I find moms intimidating. Especially in large numbers. Like when they are supporting their daughters’ sports teams.
All of these years I’ve been preaching to my students about not caving in to peer pressure during their teens, and it turns out that adolescence is merely a brief introduction to the angst you will experience as the mother of a female involved in athletics.
I sang in the choir when I was growing up. My mother’s only responsibility was picking me up on time after school from rehearsal or performances. And her success record in that department was only about 50%.
So, I thought I was doing pretty good when I started shuttling my daughter to and from her swim practices three times a week in a timely manner. Sometimes, I even go above and beyond and actually stay to watch the practice.
It is becoming more obvious each month that my participation would register about .01 on the Richter Scale of Supportive Moms.
On competition days, when all of the other moms wear the same blinged-out t-shirts, loudly proclaiming the name of the team, I shamefully wear a non-denominational blouse whose only writing can be found on a small tag in the lining that says, “Hand Wash Only.”
When all of the other moms wear 20 inch photo buttons on their chests of their daughters’ smiling faces, with ribbons trailing from the bottom, I forget my button at home, and hope that I will not have to admit to anyone that I am not even certain of its current location – which means that I could have used it as a coaster, the bulldog could have eaten it, or it might have been thrown into the box labelled “Miscellaneous Christmas Decorations that are not Ornaments, Candles or Nativity Sets or That We Left on the Shelf Until February Because We Forgot About Them and We Never Dust.”

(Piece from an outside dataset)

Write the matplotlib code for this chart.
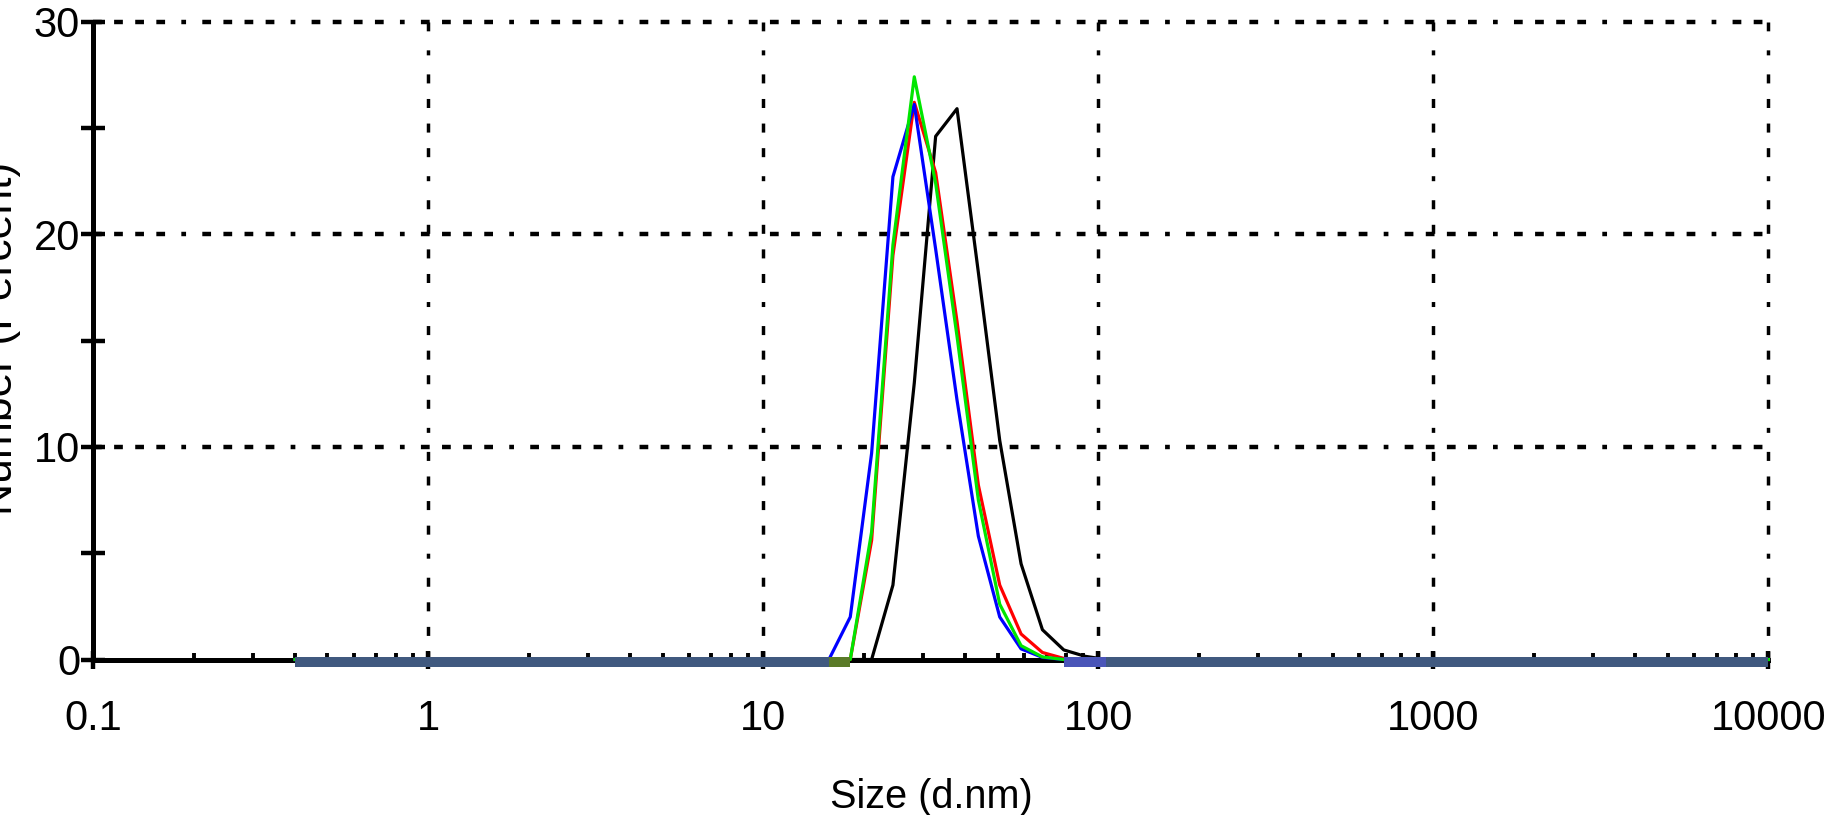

When all of the other moms get together and plan yet another party to celebrate Winter or Groundhog Day or Surviving Two Whole Weeks Without a Party, I am the only one who meekly says, “Um, is this really necessary?”
When all of the other moms help their children find the miscellaneous pieces of clothing that they shed all over the natatorium throughout the day, I am the one who shrugs and says to my kid, “Well, you wore it here, so it has to be somewhere.”
When all of the other moms stand by with towels for their shivering daughters in between competitions, I am the one whose daughter walks up, turns to the person to my side, and says, “Daddy, can you hold my towel for me?”
Some day, the other moms are going to have one of those meetings that I never attend, and they are going to kick me out of the ‘hood. The Mother Hood.
I’m going to stand strong, though. You don’t have to join the Mothers with Unlimited Gem-stoned Shirts to prove your love to your kid.
Just get her an iPhone, and she’ll get the message.